Escaping mediocrity: how two-layer networks learn hard generalized linear models with SGD
Luca Arnaboldi, Florent Krzakala, Bruno Loureiro, Ludovic Stephan
TL;DR
This work analyzes one-pass SGD for a fully connected two-layer network learning a quadratic phase-retrieval target in high dimensions, revealing a landscape with many flat directions at initialization (mediocrity). By reducing SGD to a low-dimensional process over sufficient statistics and taking the $d\to\infty$ limit, the authors derive deterministic ODEs that exactly capture the dynamics and expose the exit-time behavior needed to escape mediocrity. They establish precise sample-complexity results $n=O(d\log d)$ and show that overparameterization improves convergence only by a constant factor; stochastic corrections to exit time are negligible, implying the deterministic limit suffices for this problem.
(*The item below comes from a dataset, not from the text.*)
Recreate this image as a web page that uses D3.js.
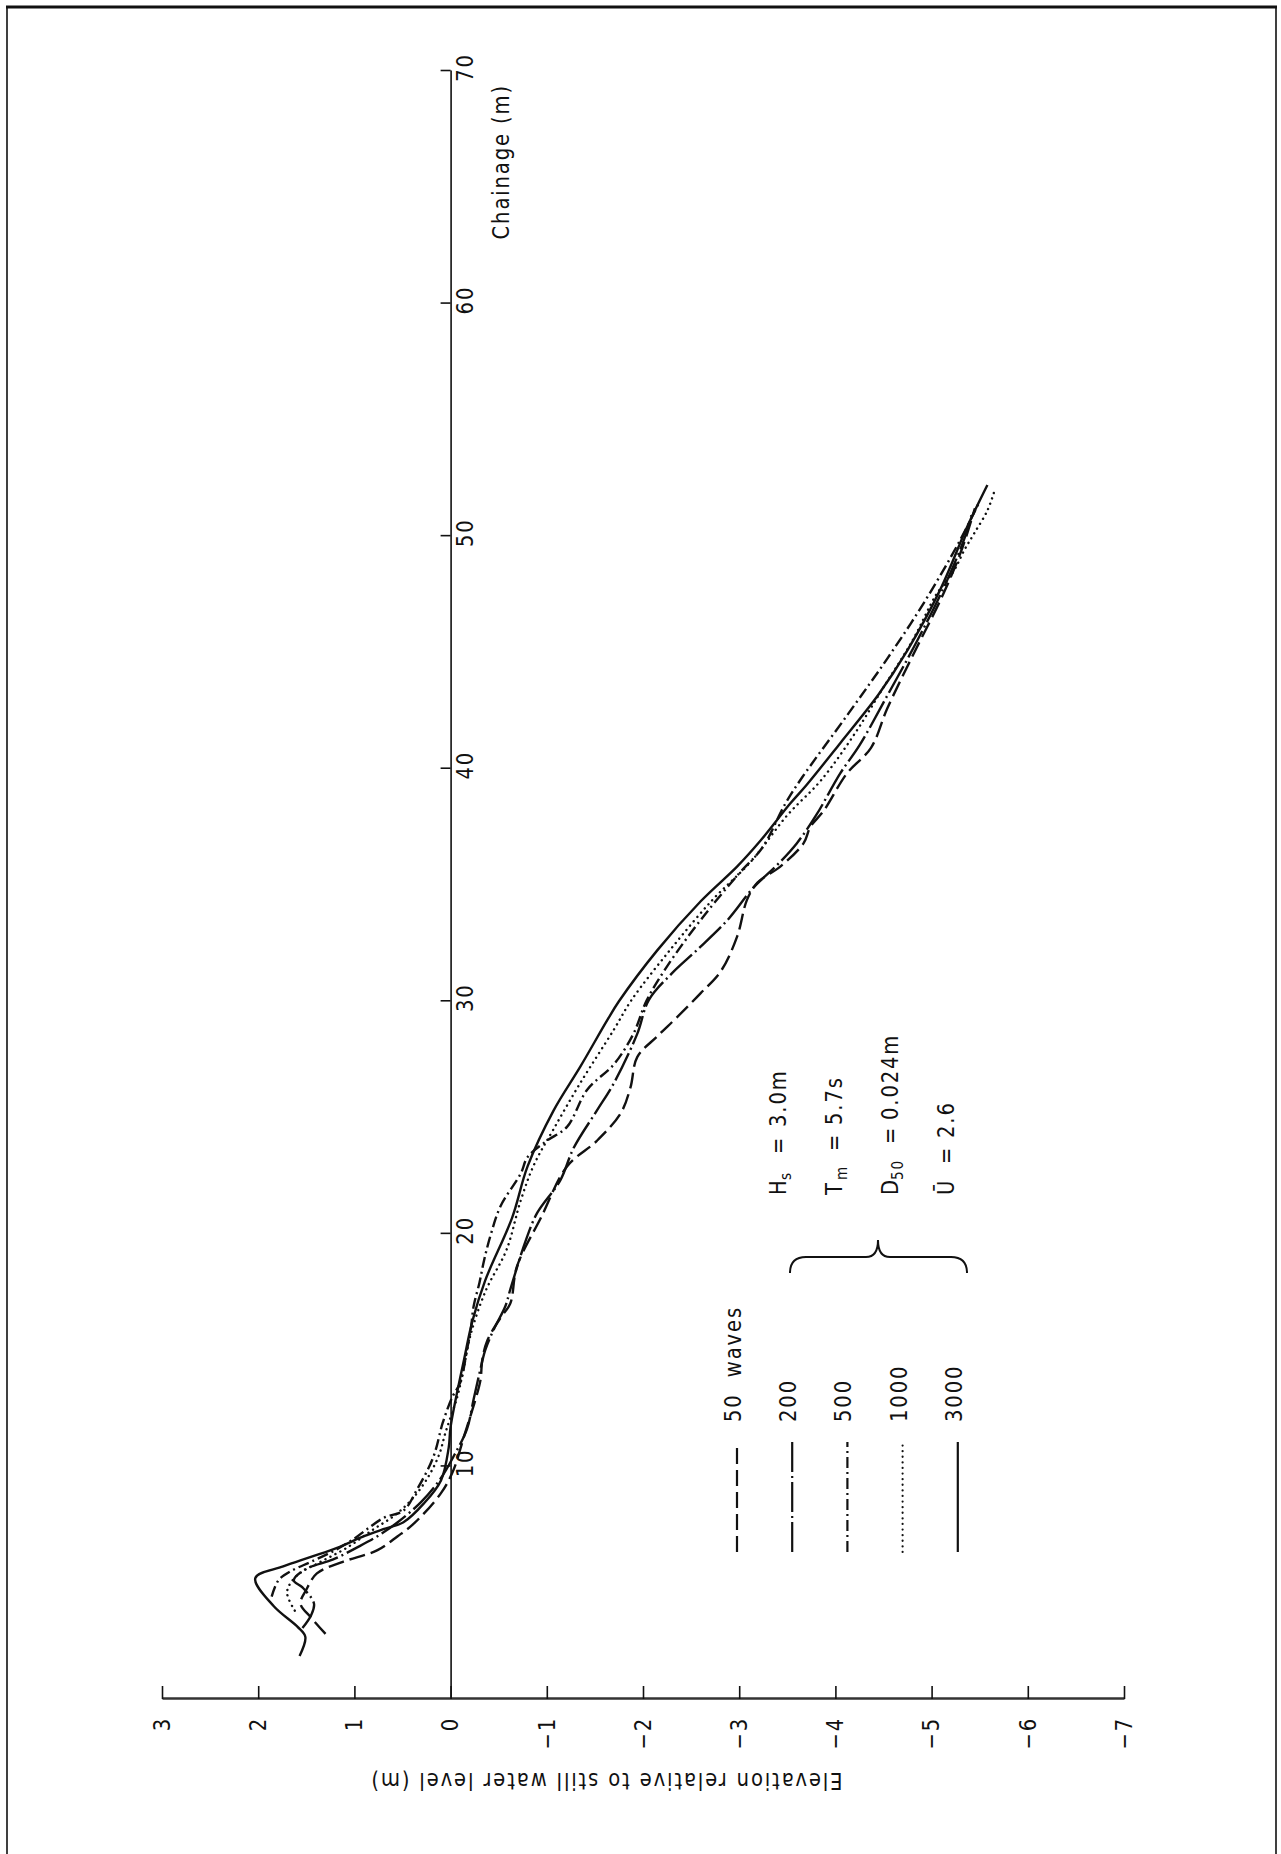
<!DOCTYPE html>
<html>
<head>
<meta charset="utf-8">
<script src="https://cdn.jsdelivr.net/npm/d3@7"></script>
<style>
    body { margin: 0; background: #fff; }
    svg text {
        font-family: "Liberation Sans Narrow", "DejaVu Sans Condensed", "DejaVu Sans", sans-serif;
        font-size: 23px;
        letter-spacing: 2px;
        fill: #111;
    }
</style>
</head>
<body>
<div id="chart"></div>
<script>
// chart data: [chainage (m), elevation (m)]
const chainageTicks = [10, 20, 30, 40, 50, 60, 70];
const elevationTicks = [3, 2, 1, 0, -1, -2, -3, -4, -5, -6, -7];
const seriesLabels = ["50  waves", "200", "500", "1000", "3000"];

const waves50 = [[2.8, 1.30], [3.5, 1.45], [4.1, 1.56], [4.7, 1.50], [5.4, 1.39], [5.9, 1.12], [6.4, 0.76],
    [7.0, 0.55], [7.55, 0.38], [8.85, 0.10], [9.85, -0.03], [11.3, -0.14], [12.9, -0.26], [13.7, -0.31],
    [14.6, -0.33], [15.4, -0.38], [16.4, -0.52], [17.0, -0.62], [18.6, -0.69], [20.7, -0.94], [22.9, -1.21],
    [24.0, -1.52], [25.2, -1.77], [26.3, -1.87], [27.6, -1.94], [28.5, -2.15], [29.3, -2.35], [30.35, -2.6],
    [31.3, -2.81], [32.8, -2.98], [34.35, -3.08], [35.1, -3.19], [35.8, -3.43], [36.8, -3.67], [37.5, -3.74],
    [38.2, -3.88], [39.8, -4.12], [40.9, -4.37], [42.6, -4.54], [45.0, -4.82], [47.5, -5.12], [49.5, -5.32],
    [51.2, -5.45]];
const waves200 = [[3.05, 1.54], [3.6, 1.45], [4.1, 1.42], [4.8, 1.54], [5.1, 1.63], [5.6, 1.50], [6.0, 1.22],
    [6.5, 0.98], [7.0, 0.76], [7.6, 0.55], [8.5, 0.30], [9.5, 0.10], [10.5, -0.04], [11.6, -0.17], [12.9, -0.24],
    [14.0, -0.30], [15.0, -0.36], [15.9, -0.45], [16.9, -0.57], [17.6, -0.62], [19.7, -0.78], [20.9, -0.90],
    [22.3, -1.14], [23.7, -1.28], [25.3, -1.52], [26.5, -1.70], [28.6, -1.94], [30.05, -2.06], [31.2, -2.30],
    [32.2, -2.56], [33.5, -2.88], [34.9, -3.15], [35.8, -3.38], [36.8, -3.60], [38.0, -3.80], [39.8, -4.05],
    [41.0, -4.25], [43.0, -4.52], [45.5, -4.85], [48.0, -5.15], [50.0, -5.35], [51.0, -5.42]];
const waves500 = [[4.4, 1.86], [5.1, 1.79], [5.5, 1.66], [5.9, 1.45], [6.4, 1.20], [6.9, 1.00], [7.3, 0.87],
    [7.8, 0.69], [8.1, 0.49], [9.0, 0.35], [10.4, 0.18], [11.9, 0.08], [13.0, -0.02], [13.6, -0.10],
    [15.0, -0.17], [15.9, -0.21], [16.9, -0.24], [17.9, -0.30], [18.9, -0.35], [20.0, -0.42], [21.2, -0.52],
    [22.6, -0.73], [23.3, -0.80], [24.0, -1.00], [24.6, -1.21], [26.2, -1.42], [27.3, -1.70], [28.6, -1.90],
    [30.05, -2.04], [31.5, -2.25], [33.5, -2.60], [35.5, -3.00], [36.6, -3.24], [38.5, -3.48], [39.6, -3.65],
    [42.4, -4.14], [44.8, -4.55], [47.2, -4.93], [49.7, -5.28], [51.5, -5.50]];
const waves1000 = [[3.8, 1.62], [4.6, 1.70], [5.3, 1.60], [5.9, 1.35], [6.5, 1.08], [7.3, 0.80], [7.9, 0.58],
    [8.6, 0.40], [9.5, 0.24], [10.5, 0.12], [11.5, 0.05], [13.0, -0.07], [14.3, -0.14], [15.7, -0.21],
    [17.6, -0.37], [19.3, -0.58], [21.45, -0.73], [23.0, -0.87], [24.5, -1.07], [26.5, -1.35], [28.8, -1.70],
    [30.05, -1.88], [32.2, -2.28], [34.35, -2.72], [36.0, -3.12], [38.0, -3.50], [39.5, -3.85], [41.5, -4.20],
    [43.5, -4.50], [45.5, -4.80], [47.5, -5.05], [48.5, -5.23], [49.4, -5.34], [50.1, -5.44], [51.1, -5.58],
    [51.9, -5.65]];
const waves3000 = [[1.85, 1.57], [2.67, 1.51], [3.1, 1.59], [4.0, 1.84], [5.2, 2.03], [5.7, 1.74], [6.1, 1.46],
    [6.5, 1.18], [7.0, 0.90], [7.3, 0.70], [7.6, 0.49], [8.4, 0.28], [9.4, 0.10], [10.8, 0.02], [11.7, 0.0],
    [14.6, -0.14], [16.3, -0.23], [18.0, -0.36], [20.7, -0.64], [22.9, -0.80], [25.3, -1.07], [27.2, -1.35],
    [29.2, -1.63], [30.0, -1.75], [32.2, -2.15], [34.3, -2.60], [35.8, -2.98], [36.9, -3.22], [38.5, -3.53],
    [39.3, -3.70], [41.1, -4.05], [43.2, -4.45], [45.1, -4.75], [47.7, -5.09], [50.4, -5.37], [52.2, -5.58]];
const seriesData = [waves50, waves200, waves500, waves1000, waves3000];

const paramSymbols = ["H", "T", "D", "\u016A"];
const paramSubs = ["s", "m", "50", ""];
const paramValues = ["3.0m", "5.7s", "0.024m", "2.6"];

// line styles per series
const dashes = ["16,6", "30,4,2,4", "11,4,2,4", "0.1,5.5", null];

// where the "=" and the value start in each parameter row
const eqAt = [545, 548, 555, 535];
const valueAt = [572, 574, 579, 561];

const W = 1281, H = 1854;

let svg = d3.select('#chart')
    .append('svg')
    .attr('width', W)
    .attr('height', H);

// page frame (no bottom edge)
svg.append('path')
    .attr('d', 'M7,' + H + 'V7H1276V' + H)
    .attr('fill', 'none')
    .attr('stroke', '#111')
    .attr('stroke-width', 1.6);
svg.append('line')
    .attr('x1', 6).attr('x2', 1277).attr('y1', 7).attr('y2', 7)
    .attr('stroke', '#111').attr('stroke-width', 3);

// the whole chart is drawn normally and turned a quarter anticlockwise
let x = d3.scaleLinear().domain([0, 70]).range([0, 1628]);      // chainage
let y = d3.scaleLinear().domain([3, -7]).range([162, 1124]);    // elevation

let g = svg.append('g')
    .attr('transform', 'translate(0,1699) rotate(-90)');

// chainage axis along still water level
let xAxis = g.append('g')
    .attr('transform', 'translate(0,' + y(0) + ')')
    .call(d3.axisBottom(x)
        .tickValues(chainageTicks)
        .tickSizeInner(-10)
        .tickSizeOuter(0)
        .tickPadding(6)
        .tickFormat(d3.format('d')));
xAxis.selectAll('text').attr('x', 3);

// elevation axis
let yAxis = g.append('g')
    .call(d3.axisLeft(y)
        .tickValues(elevationTicks)
        .tickSizeInner(-13)
        .tickSizeOuter(0)
        .tickPadding(18)
        .tickFormat(d3.format('d')));

[xAxis, yAxis].forEach((a) => {
    a.select('.domain').attr('stroke', '#111').attr('stroke-width', 1.6);
    a.selectAll('.tick line').attr('stroke', '#111').attr('stroke-width', 1.6);
    a.attr('font-family', null).attr('font-size', null);
});
yAxis.select('.domain').attr('stroke', '#333').attr('stroke-width', 2.4);

// axis titles
let chainTitle = g.append('text')
    .attr('x', x(66.1))
    .attr('y', 509)
    .attr('text-anchor', 'middle')
    .text('Chainage (m)');

let elevTitle = g.append('g')
    .attr('transform', 'translate(-74,606) rotate(-90)')
    .append('text')
    .attr('x', 0)
    .attr('text-anchor', 'middle')
    .text('Elevation relative to still water level (m)');

// profiles
let line = d3.line()
    .x((d) => x(d[0]))
    .y((d) => y(d[1]))
    .curve(d3.curveCatmullRom.alpha(0.5));

g.selectAll('path.profile')
    .data(seriesData)
    .enter()
    .append('path')
    .attr('class', 'profile')
    .attr('d', line)
    .attr('fill', 'none')
    .attr('stroke', '#111')
    .attr('stroke-width', 2.4)
    .attr('stroke-linecap', (d, i) => i === 3 ? 'round' : 'butt')
    .attr('stroke-dasharray', (d, i) => dashes[i]);

// legend
let legend = g.selectAll('g.legend')
    .data(seriesLabels)
    .enter()
    .append('g')
    .attr('class', 'legend')
    .attr('transform', (d, i) => 'translate(0,' + (737 + i * 55.2) + ')');

legend.append('line')
    .attr('x1', 147).attr('x2', 257)
    .attr('stroke', '#111')
    .attr('stroke-width', 2.2)
    .attr('stroke-linecap', (d, i) => i === 3 ? 'round' : 'butt')
    .attr('stroke-dasharray', (d, i) => dashes[i]);

legend.append('text')
    .attr('x', 277)
    .attr('y', -4)
    .attr('dy', '0.35em')
    .style('white-space', 'pre')
    .text((d) => d);

// wave parameters
let params = g.selectAll('g.param')
    .data(paramSymbols)
    .enter()
    .append('g')
    .attr('class', 'param')
    .attr('transform', (d, i) => 'translate(0,' + (778 + i * 56) + ')');

params.append('text')
    .attr('x', 504).attr('dy', '0.35em')
    .text((d) => d);
params.append('text')
    .attr('x', 519).attr('y', 7).attr('dy', '0.35em')
    .style('font-size', '16px')
    .text((d, i) => paramSubs[i]);
params.append('text')
    .attr('x', (d, i) => eqAt[i]).attr('dy', '0.35em')
    .text('=');
params.append('text')
    .attr('x', (d, i) => valueAt[i]).attr('dy', '0.35em')
    .text((d, i) => paramValues[i]);

// brace grouping the parameters
g.append('path')
    .attr('d', 'M426,790Q442,790 442,806L442,866Q442,878 459,878Q442,878 442,890L442,951Q442,967 426,967')
    .attr('fill', 'none')
    .attr('stroke', '#111')
    .attr('stroke-width', 2);

// squeeze every label to the narrow plotter lettering, scaling about its anchor
let natural = elevTitle.node().getComputedTextLength() + chainTitle.node().getComputedTextLength();
let k = (487 + 142) / natural;
g.selectAll('text').each(function () {
    let x0 = +(this.getAttribute('x') || 0);
    d3.select(this)
        .attr('transform', 'translate(' + x0 + ',0) scale(' + k + ',1) translate(' + (-x0) + ',0)');
});
</script>
</body>
</html>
The findings illuminate why certain hard-target regimes resist acceleration via width or stochasticity and provide practical guidance on optimal learning-rate choices, with code available for replication.
Abstract
This study explores the sample complexity for two-layer neural networks to learn a generalized linear target function under Stochastic Gradient Descent (SGD), focusing on the challenging regime where many flat directions are present at initialization. It is well-established that in this scenario $n=O(d \log d)$ samples are typically needed. However, we provide precise results concerning the pre-factors in high-dimensional contexts and for varying widths. Notably, our findings suggest that overparameterization can only enhance convergence by a constant factor within this problem class. These insights are grounded in the reduction of SGD dynamics to a stochastic process in lower dimensions, where escaping mediocrity equates to calculating an exit time. Yet, we demonstrate that a deterministic approximation of this process adequately represents the escape time, implying that the role of stochasticity may be minimal in this scenario.